Waugh employs Marian imagery, too, but he compares Lady Marchmain to Our Lady of Sorrows, the grieving mother whose heart is pierced by the swords of her child’s pain. “Any failure in my children is my failure,” she tells Charles. The film accuses her of destroying those children, and even her wayward husband, through her exacting moral standards; she is a monster, and Brideshead is her lair. Only Cara, Lord Marchmain’s mistress, is generous enough to suggest that her rival may also be a victim: “Her God has done that to her,” she tells Charles gravely.

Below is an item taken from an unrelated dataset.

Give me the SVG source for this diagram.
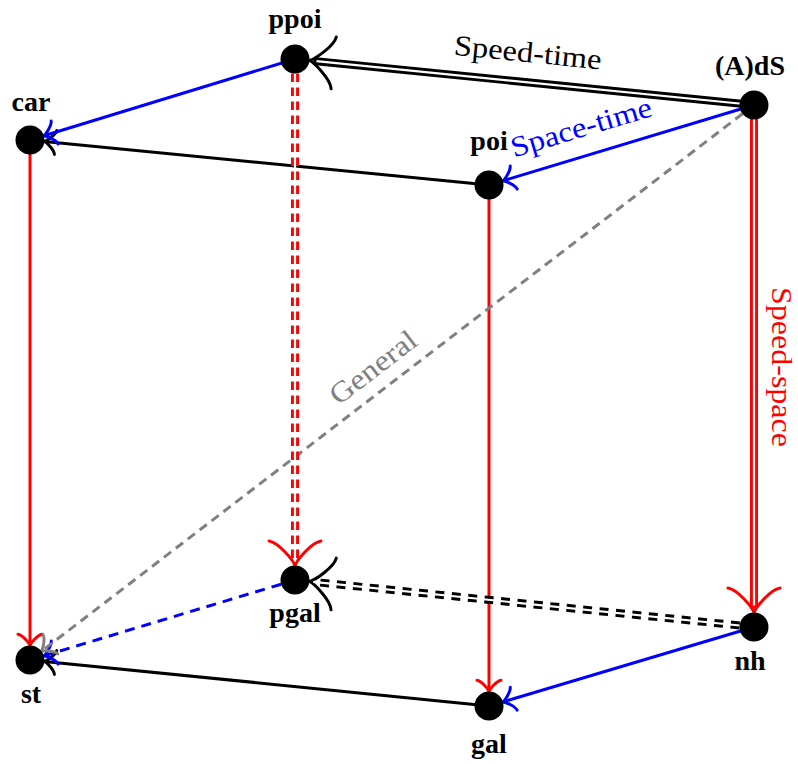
<svg xmlns="http://www.w3.org/2000/svg" width="798" height="764" viewBox="0 0 798 764">
<style>
.e{fill:none;stroke-width:3;stroke-linecap:butt}
.k{stroke:#000}.b{stroke:#0000ff}.r{stroke:#ff0000}.g{stroke:#808080}
.dk{stroke-dasharray:9 7.5}.dr{stroke-dasharray:8.5 5.5}.db{stroke-dasharray:10 7}.dg{stroke-dasharray:9 6}
.dbl{stroke-width:8}.gap{stroke:#fff;stroke-width:2.2}
.n{fill:#000}
.lab{font-family:"Liberation Serif",serif;font-weight:bold;font-size:28px;fill:#000;text-anchor:middle}
.el{font-family:"Liberation Serif",serif;font-size:29px;text-anchor:middle}
.mk{fill:none;stroke-width:3;stroke-linecap:round}
</style>
<defs>
<marker id="toK" markerUnits="userSpaceOnUse" orient="auto" refX="0" refY="0" markerWidth="30" markerHeight="30" overflow="visible"><path class="mk" stroke="#000" d="M-11.25,-12 C-10.5,-7.5 -2.25,-0.75 0,0 C-2.25,0.75 -10.5,7.5 -11.25,12"/></marker>
<marker id="toB" markerUnits="userSpaceOnUse" orient="auto" refX="0" refY="0" markerWidth="30" markerHeight="30" overflow="visible"><path class="mk" stroke="#0000ff" d="M-11.25,-12 C-10.5,-7.5 -2.25,-0.75 0,0 C-2.25,0.75 -10.5,7.5 -11.25,12"/></marker>
<marker id="toR" markerUnits="userSpaceOnUse" orient="auto" refX="0" refY="0" markerWidth="30" markerHeight="30" overflow="visible"><path class="mk" stroke="#ff0000" d="M-11.25,-12 C-10.5,-7.5 -2.25,-0.75 0,0 C-2.25,0.75 -10.5,7.5 -11.25,12"/></marker>
<marker id="toG" markerUnits="userSpaceOnUse" orient="auto" refX="0" refY="0" markerWidth="30" markerHeight="30" overflow="visible"><path class="mk" stroke="#808080" d="M-11.25,-12 C-10.5,-7.5 -2.25,-0.75 0,0 C-2.25,0.75 -10.5,7.5 -11.25,12"/></marker>
<marker id="bigK" markerUnits="userSpaceOnUse" orient="auto" refX="-4" refY="0" markerWidth="60" markerHeight="60" overflow="visible"><path class="mk" stroke="#000" d="M-24.4,-26 C-22.75,-16.25 -4.9,-1.6 0,0 C-4.9,1.6 -22.75,16.25 -24.4,26"/></marker>
<marker id="bigR" markerUnits="userSpaceOnUse" orient="auto" refX="-4" refY="0" markerWidth="60" markerHeight="60" overflow="visible"><path class="mk" stroke="#ff0000" d="M-24.4,-26 C-22.75,-16.25 -4.9,-1.6 0,0 C-4.9,1.6 -22.75,16.25 -24.4,26"/></marker>
</defs>
<g id="connectors">
<path class="e k" d="M489,185 L44.4,141.4" marker-end="url(#toK)"/>
<path class="e b" d="M295,59 L43.9,135.8" marker-end="url(#toB)"/>
<path class="e r" d="M30,140 L30,645.5" marker-end="url(#toR)"/>
<path class="e r" d="M489,185 L489,691.5" marker-end="url(#toR)"/>
<path class="e k" d="M489,706 L44.4,661.4" marker-end="url(#toK)"/>
<path class="e b" d="M754,627 L502.9,701.9" marker-end="url(#toB)"/>
<path class="e b db" d="M281.1,584.2 L43.9,655.8" marker-end="url(#toB)"/>
<path class="e g dg" d="M742.5,113.8 L41.5,651.2" marker-end="url(#toG)"/>
<path class="e b" d="M754,105 L502.9,180.8" marker-end="url(#toB)"/>
<path class="e k dbl" d="M754,105 L313.4,60.9" marker-end="url(#bigK)"/>
<path class="e gap" d="M754,105 L316.4,61.2"/>
<path class="e r dbl" d="M754,105 L754,608.5" marker-end="url(#bigR)"/>
<path class="e gap" d="M754,105 L754,605.5"/>
<path class="e r dbl dr" d="M295,73.5 L295,561.5" marker-end="url(#bigR)"/>
<path class="e gap" d="M295,73.5 L295,561.5"/>
<path class="e k dbl dk" d="M739.6,625.5 L313.4,581.9" marker-end="url(#bigK)"/>
<path class="e gap" d="M739.6,625.5 L313.4,581.9"/>
<text class="el" fill="#000" x="527" y="62" transform="rotate(5.7 527 62)" textLength="148" lengthAdjust="spacingAndGlyphs">Speed-time</text>
<text class="el" fill="#0000ff" x="584" y="136.5" transform="rotate(-16.7 584 136.5)" textLength="146" lengthAdjust="spacingAndGlyphs">Space-time</text>
<text class="el" fill="#808080" x="379" y="375" transform="rotate(-37.5 379 375)" textLength="102" lengthAdjust="spacingAndGlyphs">General</text>
<text class="el" fill="#ff0000" x="772" y="367" transform="rotate(90 772 367)" textLength="160" lengthAdjust="spacingAndGlyphs">Speed-space</text>
</g>
<g id="ppoi"><circle class="n" cx="295" cy="59" r="14.5"/><text class="lab" x="295" y="28">ppoi</text></g>
<g id="AdS"><circle class="n" cx="754" cy="105" r="14.5"/><text class="lab" x="750" y="75">(A)dS</text></g>
<g id="car"><circle class="n" cx="30" cy="140" r="14.5"/><text class="lab" x="31" y="111">car</text></g>
<g id="poi"><circle class="n" cx="489" cy="185" r="14.5"/><text class="lab" x="489" y="150">poi</text></g>
<g id="pgal"><circle class="n" cx="295" cy="580" r="14.5"/><text class="lab" x="295" y="622">pgal</text></g>
<g id="nh"><circle class="n" cx="754" cy="627" r="14.5"/><text class="lab" x="750" y="670">nh</text></g>
<g id="st"><circle class="n" cx="30" cy="660" r="14.5"/><text class="lab" x="31" y="703">st</text></g>
<g id="gal"><circle class="n" cx="489" cy="706" r="14.5"/><text class="lab" x="489" y="753">gal</text></g>
</svg>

Meanwhile, in Venice, the exiled Lord Marchmain (Michael Gambon) complains that “the Italians seem unable to paint anything half-decent without putting Christ dying in it.” The movie has the opposite problem—it identifies “guilt” as a byproduct of Catholicism, but can’t quite grasp the concept of sin, much less redemption. Lord Marchmain’s deathbed conversion is not motivated by the anguished hallucinations and desperate fear that precede his death in the novel. The only sin the film’s Marchmain accuses himself of is allowing “that woman” to “crucify my son.” For the screenwriters, the crucifixion functions merely as an ironic parallel to Sebastian’s suffering; elsewhere Christ is reduced to a babe in arms. Julia wears a plain cross around her neck, but when Charles’s eyes linger on it he seems mainly to be admiring her décolletage. And the only reference to the Eucharist is a wry toast from Sebastian: “Drink in remembrance of me.”
Jarrold uses these images poorly, but always creatively; if he had challenged himself to tell the story Waugh wrote, the results might have been enlightening. Take, for example, the moment after Sebastian sees Charles and Julia in each other’s arms. He follows them into a Venetian church and finds Julia kneeling before a painting by Bellini. It is yet another image of Madonna and Child, but off to the side, the bare-chested, arrow-studded St. Sebastian gazes mournfully at the viewer, reflecting the betrayal on the face of his young namesake. The parallel is subtle, even clever, but it communicates nothing of what Waugh understood about suffering and grace. Like the immature Charles, the film refuses to accept the sincerity of Sebastian’s faith or consider that it could be anything but harmful to his health.
The film, like the book, ends with Captain Ryder stopping in to the chapel at Brideshead. His voice-over asks, “Did I want too much? Did my own hunger blind me to the ties that bound them to their faith?” The question is nonsense; the film can hardly pretend to be interested in the answer. Standing before the statue of the Blessed Mother, Charles moves to extinguish a votive left burning there. He changes his mind—is this growth?—and leaves. The image blurs. Light fills the screen, illuminating nothing.